No último capítulo (7), é problematizado O fim da teoria para lançar novas inquietações de eros e aporias transpostas na linguagem, que acendem a uma cupidez erótica no pensar misterioso, superando a atrofia de mero trabalho, que reproduz o sempre igual. Enquanto o pensar necessita de silêncio, “a massa de informações eleva massivamente a entropia do mundo”, a proliferação de narrativas com imagens e a estagnação espiritual, colocando em crise a teoria, a literatura, a comunicação e a arte (Han, 2017, p. 88). O perigo do barulho social e da ausência de narrativas de formação mostra que “falta-lhe o eros, que transforma” (Han, 2017, p. 90).

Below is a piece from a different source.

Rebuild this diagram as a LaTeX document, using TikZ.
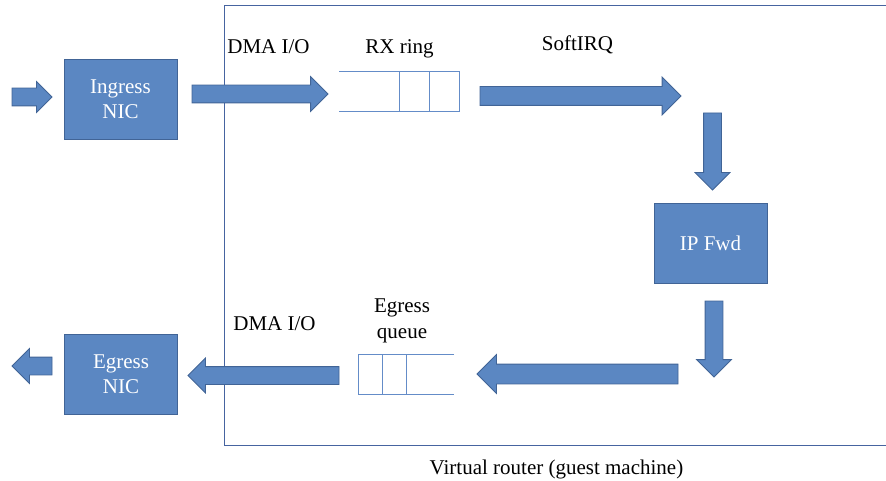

Para Han, Eros seduz o pensamento pelo intransitado, pelo outro atópico que lhe mostra o caminho (Han, 2017). “Em sentido enfático, o pensamento só se eleva mesmo a partir de eros [do outro]. Para poder pensar, é preciso antes ter sido um amigo, um amante. Sem eros, o pensamento perde toda e qualquer vitalidade, toda inquietação e se torna repetitivo, reativo” (Han, 2017, p. 92-93).

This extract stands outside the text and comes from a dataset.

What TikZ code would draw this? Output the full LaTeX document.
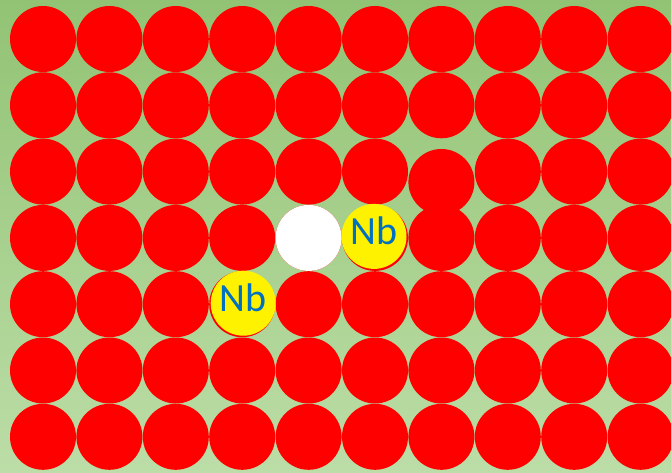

Na perspectiva de Adorno (1985), o amor evidencia um sentido relativo à arte de educar ligada ao processo de criação humana e implica um aprender como expressar-se com a educação voltada à emancipação. Importa que se plante o amor para manter-se aberto, com todos os sentidos e sentimentos, para o discurso alheio, livre, a favor da pluralidade, das diferenças, do reconhecimento do outro e da valorização da reflexão sobre suas identidades e contextos sócio-históricos. O amor é um fenômeno do sentir humano e numa época de encantamento tecnológico, de hegemonização e colonização das culturas por padrões de desempenho, a complexidade desta obra serve para resgatar a necessidade de descentralização e humanização das relações cotidianas para o reconhecimento do outro. “Para haver formação cultural se requer amor; e o defeito certamente se refere à (in)capacidade de amar”, porque é um ato de respeito à vida (Adorno, 1985, p. 64). O amor expõe o mundo tal qual ele é e revela verdades subjacentes à vida em sociedade, normalmente ocultas à autocrítica e a intercomunicação entre as gentes e os mundos. Enfim, “a educação é um ato de amor, por isso, um ato de coragem. Não pode temer o debate. A análise da realidade. Não pode fugir à discussão criadora, sob pena de ser uma farsa” (Freire, 1999, p. 52). A Agonia de Eros reaviva, de certa forma, a necessidade de pensar a educação como prática de liberdade, no sentido de resistir à reprodução da desumanização coletiva.
Adorno, T. W. (1995). Educação e Emancipação (3. ed.) Rio de Janeiro: Paz e Terra.
Freire, P. (1999). Educação como prática da liberdade (23. ed). Rio de Janeiro: Paz e Terra.